Ethnic and Gender Diversity in Pastoral Appointments
Adrian has now come up with a subject which I would like to take up. He reports on John Piper's message about Ethnic Diversity and "Affirmative Action" for Pastoral Appointments.
Affirmative action is of course a controversial issue, and I agree with Adrian in being unsure about Piper's strategy here while applauding his goal of ethnic diversity in his church leadership team. Also, in general I agree with Adrian's comments that it is better to appoint pastoral staff from within one's own church than from outside. Sadly perhaps, that is not the usual practice in my Church of England; indeed the church will consider for ordination only those who are prepared to serve in congregations other than the one they are leaving.
Holy Trinity Brompton is a very rare exception in that Nicky Gumbel was originally an ordinary church member, then a curate (assistant pastor), and is now the vicar (senior pastor) there, apparently without ever serving at any other church; but then HTB, the home of the Alpha Course, is an exceptional church in many ways.
Having said that, my own congregation appointed from outside, according to the normal Church of England procedures, a vicar from an ethnic minority, a Palestinian Arab. This was not because of any affirmative action but because he was the best qualified candidate, and has proved an excellent pastor. But if we had looked to our own congregation we would never have chosen an ethnic minority person, because we have rather few in our church - although more than the 2.6% non-white population of our parish according to the 2001 census statistics. Also we probably would not have found among ourselves such a good leader, certainly not someone with the same training and experience.

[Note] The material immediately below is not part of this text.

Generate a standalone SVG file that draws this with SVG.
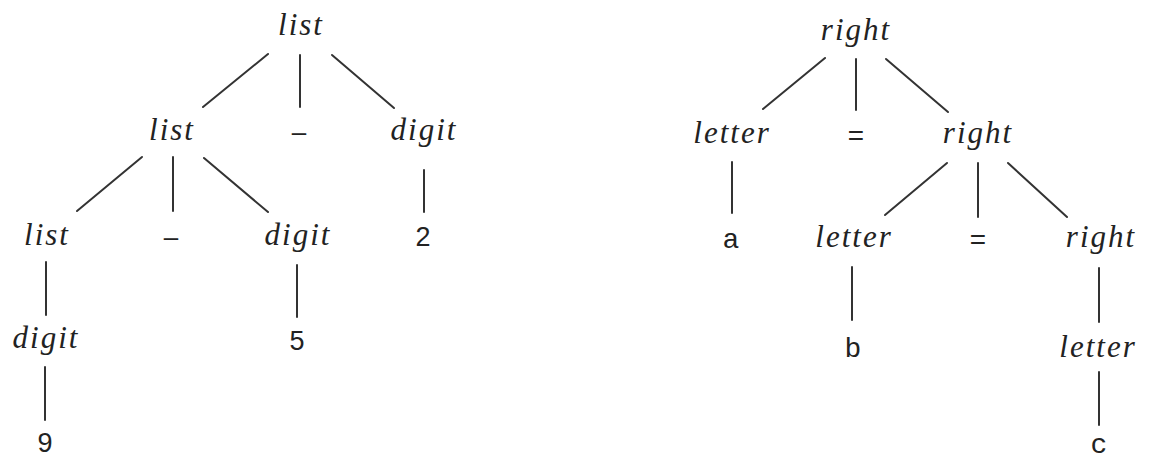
<svg xmlns="http://www.w3.org/2000/svg" width="1156" height="459" viewBox="0 0 1156 459">
<style>
.nt{font-family:"Liberation Serif",serif;font-style:italic;font-size:31px;letter-spacing:2px;fill:#222;text-anchor:middle}
.num{font-family:"Liberation Sans",sans-serif;font-size:27px;fill:#222;text-anchor:middle}
.mono{font-family:"Liberation Mono",monospace;font-size:28px;fill:#222;text-anchor:middle}
.dash{font-family:"Liberation Sans",sans-serif;font-size:26px;fill:#222;text-anchor:middle}
.edges line{stroke:#333;stroke-width:2;stroke-linecap:round}
</style>
<rect width="1156" height="459" fill="#fff"/>
<g class="edges" id="connectors">
<line x1="268" y1="54" x2="203" y2="107"/>
<line x1="300" y1="55" x2="300" y2="107"/>
<line x1="332" y1="55" x2="394" y2="108"/>
<line x1="142" y1="157" x2="77" y2="211"/>
<line x1="173" y1="157" x2="173" y2="211"/>
<line x1="204" y1="158" x2="268" y2="212"/>
<line x1="424" y1="170" x2="424" y2="212"/>
<line x1="46" y1="262" x2="46" y2="315"/>
<line x1="297" y1="265" x2="297" y2="317"/>
<line x1="45" y1="367" x2="45" y2="420"/>
<line x1="825" y1="58" x2="763" y2="109"/>
<line x1="856" y1="59" x2="856" y2="110"/>
<line x1="886" y1="59" x2="948" y2="112"/>
<line x1="732" y1="162" x2="732" y2="213"/>
<line x1="947" y1="163" x2="885" y2="215"/>
<line x1="978" y1="163" x2="978" y2="217"/>
<line x1="1008" y1="163" x2="1067" y2="217"/>
<line x1="852" y1="267" x2="852" y2="320"/>
<line x1="1099" y1="268" x2="1099" y2="322"/>
<line x1="1099" y1="372" x2="1099" y2="425"/>
</g>
<g id="l-root"><text class="nt" x="301" y="35">list</text></g>
<g id="l-list2"><text class="nt" x="172" y="140">list</text></g>
<g id="l-minus2"><text class="dash" x="299" y="141">–</text></g>
<g id="l-digit2"><text class="nt" x="424" y="140">digit</text></g>
<g id="l-list3"><text class="nt" x="47" y="245">list</text></g>
<g id="l-minus3"><text class="dash" x="171" y="246">–</text></g>
<g id="l-digit3"><text class="nt" x="298" y="245">digit</text></g>
<g id="l-two"><text class="num" x="423" y="246">2</text></g>
<g id="l-digit4"><text class="nt" x="46" y="348">digit</text></g>
<g id="l-five"><text class="num" x="297" y="350">5</text></g>
<g id="l-nine"><text class="num" x="45" y="452">9</text></g>
<g id="r-root"><text class="nt" x="856" y="40">right</text></g>
<g id="r-letter2"><text class="nt" x="732" y="143">letter</text></g>
<g id="r-eq2"><text class="mono" x="856" y="145">=</text></g>
<g id="r-right2"><text class="nt" x="978" y="143">right</text></g>
<g id="r-a"><text class="mono" x="731" y="248">a</text></g>
<g id="r-letter3"><text class="nt" x="854" y="247">letter</text></g>
<g id="r-eq3"><text class="mono" x="978" y="249">=</text></g>
<g id="r-right3"><text class="nt" x="1101" y="247">right</text></g>
<g id="r-b"><text class="mono" x="853" y="357">b</text></g>
<g id="r-letter4"><text class="nt" x="1098" y="357">letter</text></g>
<g id="r-c"><text class="mono" x="1099" y="453">c</text></g>
</svg>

But unfortunately John Piper's appeal for diversity in leadership appointments looks rather hollow to me because it applies only to race and not to gender, although the arguments he makes for racial diversity apply just as much to gender diversity. I wonder how he would react to the following adapted version of his own reasons for pursuing ethnic diversity as an argument for gender diversity in the pastoral ministry:
(Quotations from ESV, so Piper can't complain. I note that Ephesians 2:16 is primarily about the hostility between Jews and Gentiles, a religious matter, and so to apply it to gender is stretching it no more than to apply it to race.)
- It illustrates more clearly the truth that God created male and female in his own image (Genesis 1:27).
- It displays more visibly the truth that Jesus is not a male deity, but is the Lord of both genders.
- It demonstrates more clearly the blood-bought destiny of the church to be those "redeemed from mankind (anthropoi, gender generic) as firstfruits for God and the Lamb" (Revelation 14:4).
- It exhibits more compellingly the aim and power of the cross of Christ to "reconcile us both to God in one body through the cross, thereby killing the hostility" (Ephesians 2:16).
- It expresses more forcefully the work of the Spirit to unite us in Christ. "There is neither Jew nor Greek, there is neither slave nor free, there is no male and female, for you are all one in Christ Jesus." (Galatians 3:28).
Yes, the church in New Testament times discriminated against women, because the first believers, like many conservative Christians today, brought the presuppositions from their partly patriarchal society into their church. For similar reasons slavery was not explicitly condemned in the New Testament (although of course slavery at that time was not linked to race as it was in 18th-19th century America). And there are significant Christian movements in the USA today which support not only the patriarchal system under which women are oppressed but also slavery. Piper, to his credit, does not seem to be advocating slavery, and certainly not racism. But he needs to realise that the same approach to interpreting the Bible which allows most modern evangelicals to condemn slavery (indeed it was evangelicals like William Wilberforce who led the campaign to end the slave trade 200 years ago this year) also implies condemnation of the patriarchal system and an end to discrimination against women in pastoral appointments.